:: Given data ::
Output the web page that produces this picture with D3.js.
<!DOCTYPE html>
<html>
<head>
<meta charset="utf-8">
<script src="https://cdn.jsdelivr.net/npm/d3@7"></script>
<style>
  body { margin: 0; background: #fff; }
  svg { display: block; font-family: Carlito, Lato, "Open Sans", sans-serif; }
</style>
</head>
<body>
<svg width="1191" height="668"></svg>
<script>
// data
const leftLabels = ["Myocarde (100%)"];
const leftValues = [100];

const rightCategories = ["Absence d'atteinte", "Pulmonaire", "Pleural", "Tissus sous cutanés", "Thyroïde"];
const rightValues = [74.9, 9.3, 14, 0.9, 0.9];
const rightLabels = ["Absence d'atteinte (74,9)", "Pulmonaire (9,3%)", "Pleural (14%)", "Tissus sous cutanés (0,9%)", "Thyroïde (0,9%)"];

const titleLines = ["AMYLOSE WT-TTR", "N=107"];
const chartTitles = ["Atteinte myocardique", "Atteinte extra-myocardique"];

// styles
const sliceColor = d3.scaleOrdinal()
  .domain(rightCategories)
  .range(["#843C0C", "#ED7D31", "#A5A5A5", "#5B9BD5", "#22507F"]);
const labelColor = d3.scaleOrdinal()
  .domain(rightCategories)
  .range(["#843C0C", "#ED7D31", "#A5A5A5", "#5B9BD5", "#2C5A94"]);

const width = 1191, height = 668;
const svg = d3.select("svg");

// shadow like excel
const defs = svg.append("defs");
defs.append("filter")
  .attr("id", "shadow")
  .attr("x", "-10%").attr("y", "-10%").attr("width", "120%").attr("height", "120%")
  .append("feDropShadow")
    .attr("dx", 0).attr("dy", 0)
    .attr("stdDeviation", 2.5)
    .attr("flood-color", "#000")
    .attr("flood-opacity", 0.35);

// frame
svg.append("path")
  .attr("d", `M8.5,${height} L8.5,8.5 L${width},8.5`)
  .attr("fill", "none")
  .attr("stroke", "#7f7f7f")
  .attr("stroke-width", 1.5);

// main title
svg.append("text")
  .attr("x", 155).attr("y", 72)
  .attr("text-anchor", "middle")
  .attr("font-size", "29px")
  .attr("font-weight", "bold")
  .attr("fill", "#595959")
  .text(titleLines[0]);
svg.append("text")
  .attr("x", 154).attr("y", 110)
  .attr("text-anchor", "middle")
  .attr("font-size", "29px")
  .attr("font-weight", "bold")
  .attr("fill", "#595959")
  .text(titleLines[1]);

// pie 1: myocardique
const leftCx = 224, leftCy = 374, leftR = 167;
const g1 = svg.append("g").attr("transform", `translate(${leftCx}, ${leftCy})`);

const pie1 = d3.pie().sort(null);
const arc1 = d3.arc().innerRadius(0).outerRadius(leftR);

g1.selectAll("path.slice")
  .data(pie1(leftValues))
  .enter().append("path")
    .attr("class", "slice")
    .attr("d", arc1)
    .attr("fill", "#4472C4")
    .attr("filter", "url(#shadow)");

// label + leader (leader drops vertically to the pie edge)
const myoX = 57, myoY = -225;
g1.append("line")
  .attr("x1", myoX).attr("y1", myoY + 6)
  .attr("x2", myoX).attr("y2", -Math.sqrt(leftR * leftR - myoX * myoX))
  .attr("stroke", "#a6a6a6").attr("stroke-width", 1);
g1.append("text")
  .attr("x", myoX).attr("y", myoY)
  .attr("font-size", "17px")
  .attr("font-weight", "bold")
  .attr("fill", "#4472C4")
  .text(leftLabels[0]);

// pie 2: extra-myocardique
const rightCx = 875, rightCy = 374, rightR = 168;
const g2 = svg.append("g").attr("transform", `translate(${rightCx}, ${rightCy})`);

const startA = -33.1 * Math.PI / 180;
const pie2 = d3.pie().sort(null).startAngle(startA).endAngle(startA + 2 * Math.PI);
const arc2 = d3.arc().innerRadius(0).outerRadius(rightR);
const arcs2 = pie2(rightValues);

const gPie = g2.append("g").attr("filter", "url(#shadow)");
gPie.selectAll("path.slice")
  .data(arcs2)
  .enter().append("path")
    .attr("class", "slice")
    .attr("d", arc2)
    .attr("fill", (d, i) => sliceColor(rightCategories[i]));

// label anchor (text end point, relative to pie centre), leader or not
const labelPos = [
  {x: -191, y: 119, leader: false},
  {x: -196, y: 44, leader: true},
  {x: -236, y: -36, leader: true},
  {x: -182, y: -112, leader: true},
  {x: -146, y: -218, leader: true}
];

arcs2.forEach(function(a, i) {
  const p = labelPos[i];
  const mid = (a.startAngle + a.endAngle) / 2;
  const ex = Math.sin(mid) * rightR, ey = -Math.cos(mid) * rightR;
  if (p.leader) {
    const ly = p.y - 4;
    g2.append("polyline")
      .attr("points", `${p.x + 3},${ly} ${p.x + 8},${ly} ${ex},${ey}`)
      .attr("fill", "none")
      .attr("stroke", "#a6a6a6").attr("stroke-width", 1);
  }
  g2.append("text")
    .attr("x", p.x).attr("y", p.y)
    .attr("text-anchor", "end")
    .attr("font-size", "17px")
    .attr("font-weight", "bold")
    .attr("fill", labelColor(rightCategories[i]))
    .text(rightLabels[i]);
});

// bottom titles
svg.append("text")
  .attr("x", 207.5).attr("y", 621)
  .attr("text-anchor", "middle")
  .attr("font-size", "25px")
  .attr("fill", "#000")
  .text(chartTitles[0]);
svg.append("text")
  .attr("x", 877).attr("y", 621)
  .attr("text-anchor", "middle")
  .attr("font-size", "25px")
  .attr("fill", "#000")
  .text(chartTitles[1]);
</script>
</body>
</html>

--

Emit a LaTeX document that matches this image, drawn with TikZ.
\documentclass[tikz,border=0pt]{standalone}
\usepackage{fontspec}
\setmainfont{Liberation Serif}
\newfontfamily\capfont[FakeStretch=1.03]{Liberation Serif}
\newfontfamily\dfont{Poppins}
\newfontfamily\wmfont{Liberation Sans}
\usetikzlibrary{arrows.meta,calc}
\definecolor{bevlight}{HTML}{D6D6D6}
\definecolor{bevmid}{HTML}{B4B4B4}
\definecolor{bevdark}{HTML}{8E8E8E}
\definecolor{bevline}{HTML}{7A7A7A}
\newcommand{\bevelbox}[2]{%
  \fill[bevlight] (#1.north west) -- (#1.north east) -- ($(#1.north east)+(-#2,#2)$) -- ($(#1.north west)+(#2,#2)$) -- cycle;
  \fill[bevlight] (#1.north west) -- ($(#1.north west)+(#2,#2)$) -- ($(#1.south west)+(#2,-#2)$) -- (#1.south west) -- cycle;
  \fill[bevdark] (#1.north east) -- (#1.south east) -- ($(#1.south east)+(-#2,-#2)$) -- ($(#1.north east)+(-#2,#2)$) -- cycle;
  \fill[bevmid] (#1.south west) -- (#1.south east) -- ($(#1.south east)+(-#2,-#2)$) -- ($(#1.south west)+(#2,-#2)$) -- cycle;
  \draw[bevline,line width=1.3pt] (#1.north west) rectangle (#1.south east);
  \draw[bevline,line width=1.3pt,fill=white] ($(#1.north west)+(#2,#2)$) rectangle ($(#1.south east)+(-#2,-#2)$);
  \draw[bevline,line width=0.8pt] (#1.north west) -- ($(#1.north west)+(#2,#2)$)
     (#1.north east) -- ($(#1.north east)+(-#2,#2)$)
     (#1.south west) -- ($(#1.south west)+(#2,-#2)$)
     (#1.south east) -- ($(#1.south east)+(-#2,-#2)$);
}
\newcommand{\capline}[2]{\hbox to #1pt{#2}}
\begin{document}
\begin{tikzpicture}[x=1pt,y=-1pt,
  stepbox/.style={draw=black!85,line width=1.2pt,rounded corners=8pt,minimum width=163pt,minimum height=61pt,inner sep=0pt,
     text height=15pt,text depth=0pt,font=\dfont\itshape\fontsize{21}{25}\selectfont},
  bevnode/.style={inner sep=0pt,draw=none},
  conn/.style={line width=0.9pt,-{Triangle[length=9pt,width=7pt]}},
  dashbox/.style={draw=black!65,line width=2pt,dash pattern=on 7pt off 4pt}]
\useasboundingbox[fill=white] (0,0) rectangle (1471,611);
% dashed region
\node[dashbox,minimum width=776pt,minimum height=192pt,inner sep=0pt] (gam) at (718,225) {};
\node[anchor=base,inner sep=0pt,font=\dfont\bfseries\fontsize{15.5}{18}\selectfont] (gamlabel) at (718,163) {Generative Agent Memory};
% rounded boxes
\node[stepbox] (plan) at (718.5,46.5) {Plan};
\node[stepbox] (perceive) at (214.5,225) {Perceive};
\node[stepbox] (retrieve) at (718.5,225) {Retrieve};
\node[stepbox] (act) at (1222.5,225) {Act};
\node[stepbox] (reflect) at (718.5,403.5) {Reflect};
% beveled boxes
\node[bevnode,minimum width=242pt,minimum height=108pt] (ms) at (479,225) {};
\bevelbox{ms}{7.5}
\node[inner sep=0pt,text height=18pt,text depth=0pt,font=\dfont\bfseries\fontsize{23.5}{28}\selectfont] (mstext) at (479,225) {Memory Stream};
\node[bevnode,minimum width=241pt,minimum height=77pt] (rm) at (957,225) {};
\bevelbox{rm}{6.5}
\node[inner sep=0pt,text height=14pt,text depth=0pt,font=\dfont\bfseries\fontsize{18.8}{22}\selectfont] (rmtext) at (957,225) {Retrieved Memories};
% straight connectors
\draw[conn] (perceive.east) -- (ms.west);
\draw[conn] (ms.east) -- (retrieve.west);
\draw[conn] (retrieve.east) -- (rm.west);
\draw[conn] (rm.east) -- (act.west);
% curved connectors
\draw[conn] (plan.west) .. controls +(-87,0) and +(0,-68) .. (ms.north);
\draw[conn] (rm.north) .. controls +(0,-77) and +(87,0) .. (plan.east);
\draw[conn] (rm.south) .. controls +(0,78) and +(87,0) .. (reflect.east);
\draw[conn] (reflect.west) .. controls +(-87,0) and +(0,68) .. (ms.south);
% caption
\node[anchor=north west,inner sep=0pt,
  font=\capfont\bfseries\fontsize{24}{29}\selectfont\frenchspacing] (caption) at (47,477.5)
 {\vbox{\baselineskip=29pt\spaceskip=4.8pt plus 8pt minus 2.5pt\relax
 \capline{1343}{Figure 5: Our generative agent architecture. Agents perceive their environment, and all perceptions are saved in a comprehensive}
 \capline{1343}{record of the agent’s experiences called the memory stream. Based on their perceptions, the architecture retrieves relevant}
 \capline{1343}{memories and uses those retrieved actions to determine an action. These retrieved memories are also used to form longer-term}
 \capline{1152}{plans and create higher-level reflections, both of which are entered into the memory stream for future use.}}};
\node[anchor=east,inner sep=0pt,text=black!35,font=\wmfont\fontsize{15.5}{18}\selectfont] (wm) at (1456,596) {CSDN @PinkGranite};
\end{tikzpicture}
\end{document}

---

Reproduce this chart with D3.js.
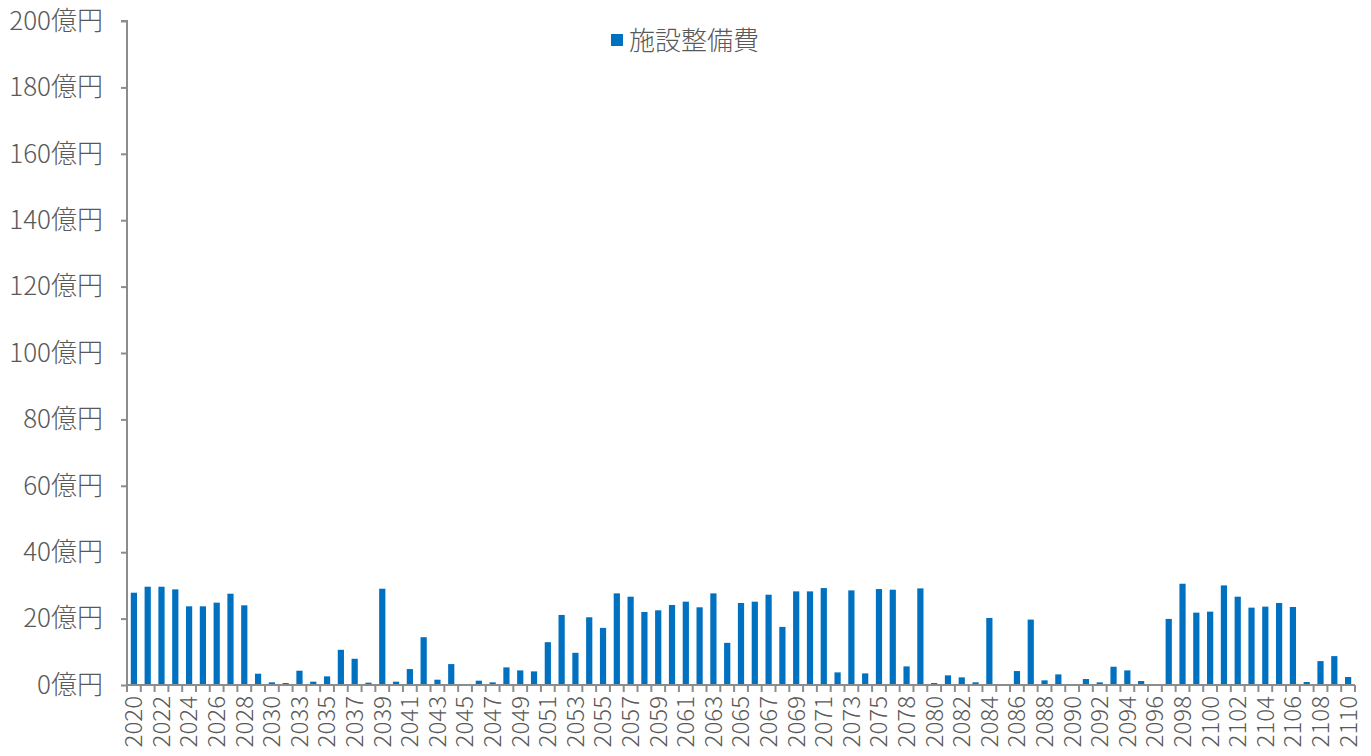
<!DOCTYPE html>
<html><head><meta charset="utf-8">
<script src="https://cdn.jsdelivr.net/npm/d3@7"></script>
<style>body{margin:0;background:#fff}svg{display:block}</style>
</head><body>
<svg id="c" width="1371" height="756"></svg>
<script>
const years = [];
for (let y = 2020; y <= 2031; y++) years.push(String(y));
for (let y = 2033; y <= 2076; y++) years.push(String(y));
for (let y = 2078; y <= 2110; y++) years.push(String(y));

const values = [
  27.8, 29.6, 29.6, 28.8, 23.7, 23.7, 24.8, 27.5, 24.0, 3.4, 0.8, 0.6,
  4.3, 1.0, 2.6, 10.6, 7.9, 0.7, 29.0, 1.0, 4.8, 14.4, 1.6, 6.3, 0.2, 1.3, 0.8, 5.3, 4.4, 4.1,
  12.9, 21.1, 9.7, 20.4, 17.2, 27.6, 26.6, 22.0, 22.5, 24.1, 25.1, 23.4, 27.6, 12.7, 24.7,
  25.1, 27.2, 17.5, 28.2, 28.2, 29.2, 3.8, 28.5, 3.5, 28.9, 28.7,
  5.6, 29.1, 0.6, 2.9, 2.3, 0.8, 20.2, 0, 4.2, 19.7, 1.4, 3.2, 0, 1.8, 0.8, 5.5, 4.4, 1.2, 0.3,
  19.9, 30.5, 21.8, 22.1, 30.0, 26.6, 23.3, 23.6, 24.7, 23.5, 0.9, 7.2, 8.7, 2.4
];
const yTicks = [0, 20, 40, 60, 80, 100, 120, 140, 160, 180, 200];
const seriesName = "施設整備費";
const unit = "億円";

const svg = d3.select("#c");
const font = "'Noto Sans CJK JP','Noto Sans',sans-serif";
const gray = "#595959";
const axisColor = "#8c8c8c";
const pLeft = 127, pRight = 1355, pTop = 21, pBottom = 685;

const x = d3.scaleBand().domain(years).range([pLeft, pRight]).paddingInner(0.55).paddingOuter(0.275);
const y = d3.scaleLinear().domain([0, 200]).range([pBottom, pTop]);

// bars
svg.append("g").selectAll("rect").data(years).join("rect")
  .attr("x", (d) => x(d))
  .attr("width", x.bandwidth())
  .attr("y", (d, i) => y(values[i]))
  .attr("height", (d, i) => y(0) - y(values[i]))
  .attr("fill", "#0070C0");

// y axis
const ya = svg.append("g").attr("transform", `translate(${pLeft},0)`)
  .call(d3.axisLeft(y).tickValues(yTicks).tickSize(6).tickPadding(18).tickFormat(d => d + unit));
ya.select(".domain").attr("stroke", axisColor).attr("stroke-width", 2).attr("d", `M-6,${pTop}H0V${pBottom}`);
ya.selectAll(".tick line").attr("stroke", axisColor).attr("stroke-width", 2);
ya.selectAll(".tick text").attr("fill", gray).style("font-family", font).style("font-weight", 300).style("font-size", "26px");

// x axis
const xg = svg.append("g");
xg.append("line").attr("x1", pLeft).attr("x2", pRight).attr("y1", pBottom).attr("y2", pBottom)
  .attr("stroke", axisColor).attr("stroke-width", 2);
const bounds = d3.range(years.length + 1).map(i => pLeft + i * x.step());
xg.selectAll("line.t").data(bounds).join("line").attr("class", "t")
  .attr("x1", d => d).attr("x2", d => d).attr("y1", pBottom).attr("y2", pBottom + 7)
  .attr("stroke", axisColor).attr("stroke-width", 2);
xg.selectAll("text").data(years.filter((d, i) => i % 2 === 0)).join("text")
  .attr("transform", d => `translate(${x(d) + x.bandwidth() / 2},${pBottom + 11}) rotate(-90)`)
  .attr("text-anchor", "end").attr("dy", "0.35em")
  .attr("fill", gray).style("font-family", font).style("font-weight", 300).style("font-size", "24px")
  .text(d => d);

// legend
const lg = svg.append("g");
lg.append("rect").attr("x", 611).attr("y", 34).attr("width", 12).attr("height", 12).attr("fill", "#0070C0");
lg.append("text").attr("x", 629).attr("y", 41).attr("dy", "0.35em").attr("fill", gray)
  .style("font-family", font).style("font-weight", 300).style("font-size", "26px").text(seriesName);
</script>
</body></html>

:: Requirement ::
Above are some records. Output exactly the lines from the one that contains "Reproduce this chart with D3.js." to the one that contains "for (let y = 2078;", keeping both, and omit the pictures.

:: Correct answer ::
Reproduce this chart with D3.js.
<!DOCTYPE html>
<html><head><meta charset="utf-8">
<script src="https://cdn.jsdelivr.net/npm/d3@7"></script>
<style>body{margin:0;background:#fff}svg{display:block}</style>
</head><body>
<svg id="c" width="1371" height="756"></svg>
<script>
const years = [];
for (let y = 2020; y <= 2031; y++) years.push(String(y));
for (let y = 2033; y <= 2076; y++) years.push(String(y));
for (let y = 2078; y <= 2110; y++) years.push(String(y));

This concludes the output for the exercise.